The duo soldiers on, holding on to shreds of hope that something good will come out of their aimless wanderings.
14. Brown Girl in the Ring
Author: Nalo Hopkinson
Brown Girl in the Ring is set in a future Toronto, where nearly everyone has fled the city which has been reduced into a massive lawless wasteland.
The remnants live by any means necessary, clutching on to constantly diminishing hopes of a better tomorrow.
But things take an unexpected twist when an outsider needs a heart transplant, as those inside the city are hunted for the vital organ.
15. Ready Player One
Author: Ernest Cline
Ready Player One is set in 2045, where the real world has degenerated so much that people are escaping into a virtual one.
Surviving in the virtual world requires people to solve certain mysterious puzzles. Wade Watts is incredibly gifted at cracking these puzzles.
However, Watts soon realizes that there are many other people trying to solve the same puzzles, and who’re ready to kill for the solutions.
16. Material Girls
Author: Elaine Dimopoulis
Don’t let the title fool you. There’s little correlation between the events in this book and the context of Madonna’s song by the same title, although we can draw a few nexuses here and there.
In Material Girl, teenagers play the all-important role of setting fashion trends.
But when a brave fashionista and a pop star begin to question the wanton consumerism of their world, they find themselves on a collision course with the real fashion industry cartels.
17. V for Vendetta
Authors: Alan Moore and David Lloyd
The suggestive title of this dystopian book is enough to clue you in on how the storyline unfolds.
Set in a future totalitarian England, V for Vendetta follows after the struggles of an anonymous revolutionary determined to fight fascism using anarchism.
He has the best interests of his people at heart. But his approach in fighting for their rights doesn’t portray him in such a positive light.
18. Y: The Last Man
Author: Brian K. Vaughan
A plague has ravaged the world, killing all mammals with a Y chromosome. However, there’s one survivor by the name of Yorick Brown.
Although Brown is happy to be alive, he doesn’t seem to understand why he survived.
He teams up with a government operative, a young researcher, and his pet monkey to try and uncover why he survived.
19. Partials
Author: Dan Wells
A devastating battle between humans and Partials (engineered organic life forms identical to humans) has destroyed the human population. Partials were initially created to fight for humans. But somewhere along the road, they had a change of heart.
The only survivors on the eastern seaboard of the United States come together on Long Island, living each day as it comes.

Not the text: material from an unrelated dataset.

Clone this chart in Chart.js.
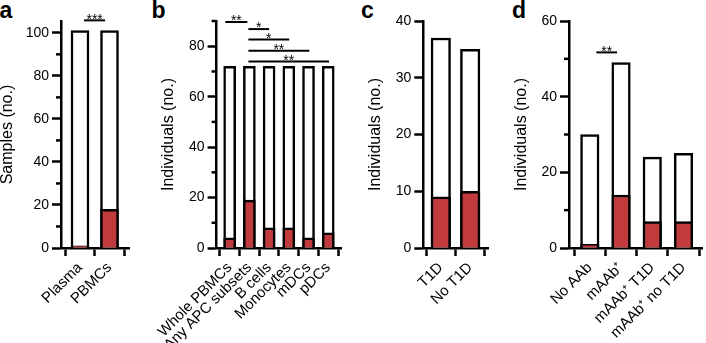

Then one heroine, a 16-year-old Kira, embarks on a journey to find a solution in a bid to save what’s left of her fast-dwindling race.
20. Naughts & Crosses
Author: Malorie Blackman
At first glance, Naughts & Crosses, comes across as a regular story of interclass relationships. But that’s only half the story. In this dystopian world, humans have only two identities. There are pale-skinned and poverty-stricken people called Naughts and dark-skinned elites called Crosses.

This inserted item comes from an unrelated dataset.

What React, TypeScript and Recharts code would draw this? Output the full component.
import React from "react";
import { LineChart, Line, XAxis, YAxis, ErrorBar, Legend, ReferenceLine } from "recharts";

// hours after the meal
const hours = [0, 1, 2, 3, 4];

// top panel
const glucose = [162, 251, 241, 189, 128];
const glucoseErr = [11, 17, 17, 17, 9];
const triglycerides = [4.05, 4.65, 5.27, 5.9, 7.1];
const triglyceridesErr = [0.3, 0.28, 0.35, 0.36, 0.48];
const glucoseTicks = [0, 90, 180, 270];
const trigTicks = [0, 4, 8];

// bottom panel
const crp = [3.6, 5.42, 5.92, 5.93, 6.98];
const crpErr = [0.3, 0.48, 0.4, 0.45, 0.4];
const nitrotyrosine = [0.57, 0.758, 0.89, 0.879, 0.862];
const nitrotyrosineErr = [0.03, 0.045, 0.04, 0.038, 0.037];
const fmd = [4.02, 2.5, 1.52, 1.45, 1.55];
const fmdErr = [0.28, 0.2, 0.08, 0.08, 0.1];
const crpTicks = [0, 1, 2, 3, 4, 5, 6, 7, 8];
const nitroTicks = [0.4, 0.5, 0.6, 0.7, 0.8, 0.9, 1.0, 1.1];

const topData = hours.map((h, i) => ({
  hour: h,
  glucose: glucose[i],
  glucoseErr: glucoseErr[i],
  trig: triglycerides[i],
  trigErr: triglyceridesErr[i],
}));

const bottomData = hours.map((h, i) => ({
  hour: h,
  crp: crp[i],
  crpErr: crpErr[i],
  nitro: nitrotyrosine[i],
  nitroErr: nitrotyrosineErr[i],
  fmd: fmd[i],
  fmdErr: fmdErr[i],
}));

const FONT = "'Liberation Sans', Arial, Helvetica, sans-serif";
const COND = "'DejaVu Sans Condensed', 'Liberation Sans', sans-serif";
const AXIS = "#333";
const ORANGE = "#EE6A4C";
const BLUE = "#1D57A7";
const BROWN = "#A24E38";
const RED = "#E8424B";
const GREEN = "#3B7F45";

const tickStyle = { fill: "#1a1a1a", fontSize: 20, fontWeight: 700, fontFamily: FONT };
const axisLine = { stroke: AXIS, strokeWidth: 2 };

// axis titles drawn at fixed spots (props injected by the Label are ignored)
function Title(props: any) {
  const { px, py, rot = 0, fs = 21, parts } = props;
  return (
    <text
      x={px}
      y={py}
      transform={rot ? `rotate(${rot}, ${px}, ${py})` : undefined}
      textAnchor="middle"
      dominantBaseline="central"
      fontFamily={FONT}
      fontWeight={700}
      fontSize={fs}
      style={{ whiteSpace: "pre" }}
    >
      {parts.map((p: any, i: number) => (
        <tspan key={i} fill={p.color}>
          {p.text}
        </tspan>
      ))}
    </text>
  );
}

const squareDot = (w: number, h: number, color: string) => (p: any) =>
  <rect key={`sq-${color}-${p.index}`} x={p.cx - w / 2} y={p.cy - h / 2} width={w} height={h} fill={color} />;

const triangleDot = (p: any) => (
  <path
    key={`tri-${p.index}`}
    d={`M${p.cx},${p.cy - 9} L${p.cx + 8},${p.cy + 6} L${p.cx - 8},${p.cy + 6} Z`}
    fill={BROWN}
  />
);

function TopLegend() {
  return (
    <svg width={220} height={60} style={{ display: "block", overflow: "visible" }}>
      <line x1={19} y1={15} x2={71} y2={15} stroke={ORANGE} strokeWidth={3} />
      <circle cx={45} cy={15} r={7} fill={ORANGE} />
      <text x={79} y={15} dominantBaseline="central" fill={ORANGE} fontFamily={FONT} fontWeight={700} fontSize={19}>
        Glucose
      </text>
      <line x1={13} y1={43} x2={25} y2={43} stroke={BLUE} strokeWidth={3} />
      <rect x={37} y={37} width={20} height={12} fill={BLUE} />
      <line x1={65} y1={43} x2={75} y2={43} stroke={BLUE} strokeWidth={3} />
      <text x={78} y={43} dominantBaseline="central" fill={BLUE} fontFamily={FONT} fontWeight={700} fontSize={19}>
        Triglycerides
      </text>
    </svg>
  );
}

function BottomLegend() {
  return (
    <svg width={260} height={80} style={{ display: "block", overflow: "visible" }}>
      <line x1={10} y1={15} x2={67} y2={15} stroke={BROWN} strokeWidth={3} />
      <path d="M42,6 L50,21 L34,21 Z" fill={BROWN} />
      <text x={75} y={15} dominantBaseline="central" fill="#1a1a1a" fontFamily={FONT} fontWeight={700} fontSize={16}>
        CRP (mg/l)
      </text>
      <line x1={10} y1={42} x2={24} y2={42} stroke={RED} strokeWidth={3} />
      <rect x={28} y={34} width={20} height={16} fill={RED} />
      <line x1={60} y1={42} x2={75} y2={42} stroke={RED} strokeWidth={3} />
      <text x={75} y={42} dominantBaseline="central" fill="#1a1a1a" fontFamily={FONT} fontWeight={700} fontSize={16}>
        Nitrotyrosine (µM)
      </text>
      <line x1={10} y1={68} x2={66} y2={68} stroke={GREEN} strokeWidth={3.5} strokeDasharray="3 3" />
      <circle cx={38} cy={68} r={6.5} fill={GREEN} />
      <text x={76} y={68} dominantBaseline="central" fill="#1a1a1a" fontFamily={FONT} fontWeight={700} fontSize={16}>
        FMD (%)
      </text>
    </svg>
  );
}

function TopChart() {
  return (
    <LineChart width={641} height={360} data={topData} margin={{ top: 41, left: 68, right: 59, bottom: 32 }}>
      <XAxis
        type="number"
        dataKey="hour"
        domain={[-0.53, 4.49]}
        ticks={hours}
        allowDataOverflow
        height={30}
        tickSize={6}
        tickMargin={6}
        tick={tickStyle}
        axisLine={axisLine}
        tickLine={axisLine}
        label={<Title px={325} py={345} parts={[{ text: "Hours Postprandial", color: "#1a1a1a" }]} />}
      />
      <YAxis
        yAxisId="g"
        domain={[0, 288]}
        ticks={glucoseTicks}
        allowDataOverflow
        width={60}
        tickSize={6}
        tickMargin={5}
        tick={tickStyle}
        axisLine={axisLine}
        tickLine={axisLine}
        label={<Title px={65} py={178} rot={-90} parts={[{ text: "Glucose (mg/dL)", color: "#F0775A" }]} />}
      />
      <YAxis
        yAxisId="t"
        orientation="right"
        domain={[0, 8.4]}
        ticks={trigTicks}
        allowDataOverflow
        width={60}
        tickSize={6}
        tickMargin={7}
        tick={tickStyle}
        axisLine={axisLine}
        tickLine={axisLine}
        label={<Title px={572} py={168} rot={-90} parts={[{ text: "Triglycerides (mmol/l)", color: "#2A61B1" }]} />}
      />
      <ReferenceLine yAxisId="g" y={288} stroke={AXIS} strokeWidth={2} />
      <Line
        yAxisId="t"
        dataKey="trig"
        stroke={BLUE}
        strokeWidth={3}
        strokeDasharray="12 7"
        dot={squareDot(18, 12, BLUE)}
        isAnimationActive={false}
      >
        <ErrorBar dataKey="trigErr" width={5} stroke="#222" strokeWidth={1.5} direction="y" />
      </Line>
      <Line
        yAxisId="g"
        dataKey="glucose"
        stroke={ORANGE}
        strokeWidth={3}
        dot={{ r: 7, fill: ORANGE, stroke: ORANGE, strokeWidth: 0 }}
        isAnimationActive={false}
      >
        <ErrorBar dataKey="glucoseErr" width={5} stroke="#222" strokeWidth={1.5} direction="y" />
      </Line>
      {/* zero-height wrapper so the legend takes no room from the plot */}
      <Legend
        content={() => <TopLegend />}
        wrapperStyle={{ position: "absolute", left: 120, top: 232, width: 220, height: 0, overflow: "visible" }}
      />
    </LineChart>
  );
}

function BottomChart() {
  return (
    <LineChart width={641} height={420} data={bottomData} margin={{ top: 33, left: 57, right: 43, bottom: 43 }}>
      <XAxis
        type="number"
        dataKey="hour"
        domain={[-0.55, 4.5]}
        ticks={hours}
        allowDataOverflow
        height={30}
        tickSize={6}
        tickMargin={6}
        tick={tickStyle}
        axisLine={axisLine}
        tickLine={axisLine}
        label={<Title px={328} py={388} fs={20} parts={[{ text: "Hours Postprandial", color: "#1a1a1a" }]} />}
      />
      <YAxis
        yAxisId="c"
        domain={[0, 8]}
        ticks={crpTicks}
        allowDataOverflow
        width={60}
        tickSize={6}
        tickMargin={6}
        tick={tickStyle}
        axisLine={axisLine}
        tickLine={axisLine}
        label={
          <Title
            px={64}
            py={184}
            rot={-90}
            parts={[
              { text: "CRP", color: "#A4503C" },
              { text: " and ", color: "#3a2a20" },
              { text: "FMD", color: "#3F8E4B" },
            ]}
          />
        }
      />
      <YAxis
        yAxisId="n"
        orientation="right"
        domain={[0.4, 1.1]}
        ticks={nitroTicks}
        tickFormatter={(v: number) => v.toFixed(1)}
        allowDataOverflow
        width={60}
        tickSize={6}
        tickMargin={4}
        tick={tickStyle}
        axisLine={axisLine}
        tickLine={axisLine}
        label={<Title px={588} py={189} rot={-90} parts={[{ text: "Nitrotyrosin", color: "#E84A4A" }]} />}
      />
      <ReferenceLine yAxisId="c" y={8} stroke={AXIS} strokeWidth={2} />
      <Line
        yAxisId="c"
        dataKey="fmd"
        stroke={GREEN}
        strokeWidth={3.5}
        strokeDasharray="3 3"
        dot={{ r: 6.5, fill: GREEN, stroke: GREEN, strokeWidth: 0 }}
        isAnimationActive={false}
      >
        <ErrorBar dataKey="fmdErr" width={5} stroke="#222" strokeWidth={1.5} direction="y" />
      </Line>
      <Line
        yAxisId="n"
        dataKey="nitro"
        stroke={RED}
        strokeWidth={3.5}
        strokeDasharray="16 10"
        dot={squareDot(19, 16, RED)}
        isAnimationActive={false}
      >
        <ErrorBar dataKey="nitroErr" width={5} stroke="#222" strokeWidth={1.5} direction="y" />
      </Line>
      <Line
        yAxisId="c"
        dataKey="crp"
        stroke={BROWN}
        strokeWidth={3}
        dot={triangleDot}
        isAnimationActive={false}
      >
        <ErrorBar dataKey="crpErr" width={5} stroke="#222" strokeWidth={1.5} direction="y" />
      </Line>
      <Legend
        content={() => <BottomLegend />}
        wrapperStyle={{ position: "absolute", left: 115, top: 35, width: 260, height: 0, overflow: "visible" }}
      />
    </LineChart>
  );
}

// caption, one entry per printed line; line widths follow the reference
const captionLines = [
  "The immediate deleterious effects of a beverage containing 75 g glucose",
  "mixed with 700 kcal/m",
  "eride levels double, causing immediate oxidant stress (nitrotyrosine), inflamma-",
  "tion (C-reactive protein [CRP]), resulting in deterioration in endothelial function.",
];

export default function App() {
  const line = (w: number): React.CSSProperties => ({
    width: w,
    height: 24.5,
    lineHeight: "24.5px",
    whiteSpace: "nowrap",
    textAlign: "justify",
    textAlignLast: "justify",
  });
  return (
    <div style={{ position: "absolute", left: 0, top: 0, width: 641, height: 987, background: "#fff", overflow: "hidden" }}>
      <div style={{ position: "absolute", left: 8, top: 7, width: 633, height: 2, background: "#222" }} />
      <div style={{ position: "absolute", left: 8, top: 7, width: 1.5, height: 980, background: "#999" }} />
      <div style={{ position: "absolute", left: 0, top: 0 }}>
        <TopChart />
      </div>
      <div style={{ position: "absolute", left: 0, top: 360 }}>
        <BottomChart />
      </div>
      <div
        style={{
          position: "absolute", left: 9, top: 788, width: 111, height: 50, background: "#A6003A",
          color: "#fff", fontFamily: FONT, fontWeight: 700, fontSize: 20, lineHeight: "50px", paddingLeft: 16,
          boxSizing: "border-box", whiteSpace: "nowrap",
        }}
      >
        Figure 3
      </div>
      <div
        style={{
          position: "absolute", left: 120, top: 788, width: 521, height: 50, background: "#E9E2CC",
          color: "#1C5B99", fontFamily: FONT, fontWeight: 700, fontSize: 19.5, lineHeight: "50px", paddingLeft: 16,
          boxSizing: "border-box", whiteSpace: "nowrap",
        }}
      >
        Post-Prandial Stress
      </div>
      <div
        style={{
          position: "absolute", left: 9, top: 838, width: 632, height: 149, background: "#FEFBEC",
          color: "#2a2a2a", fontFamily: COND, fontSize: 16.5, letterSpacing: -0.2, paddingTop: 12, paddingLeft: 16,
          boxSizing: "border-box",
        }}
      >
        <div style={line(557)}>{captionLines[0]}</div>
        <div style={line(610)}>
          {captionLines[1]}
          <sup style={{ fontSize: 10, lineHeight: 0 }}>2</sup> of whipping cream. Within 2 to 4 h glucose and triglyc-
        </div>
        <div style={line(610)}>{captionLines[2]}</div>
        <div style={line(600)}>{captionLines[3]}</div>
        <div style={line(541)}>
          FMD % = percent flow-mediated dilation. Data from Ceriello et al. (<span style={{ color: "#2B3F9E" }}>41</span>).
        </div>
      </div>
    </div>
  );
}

A Naught named Callum falls in love with a Cross called Sephy. Their relationship thrives for a while. However, Callum and Sephy’s love affair is put to the test when the love birds are accused of a terrorist attack.
They must prove their innocence while also attempting to debunk the myth that Naughts and Crosses can never see eye to eye in matters relationships.
Conclusion
There goes our list of the top dystopian books to read in 2021. As you may have gathered, each book covers a specific theme, which makes it unique and all the more worth adding to your home library.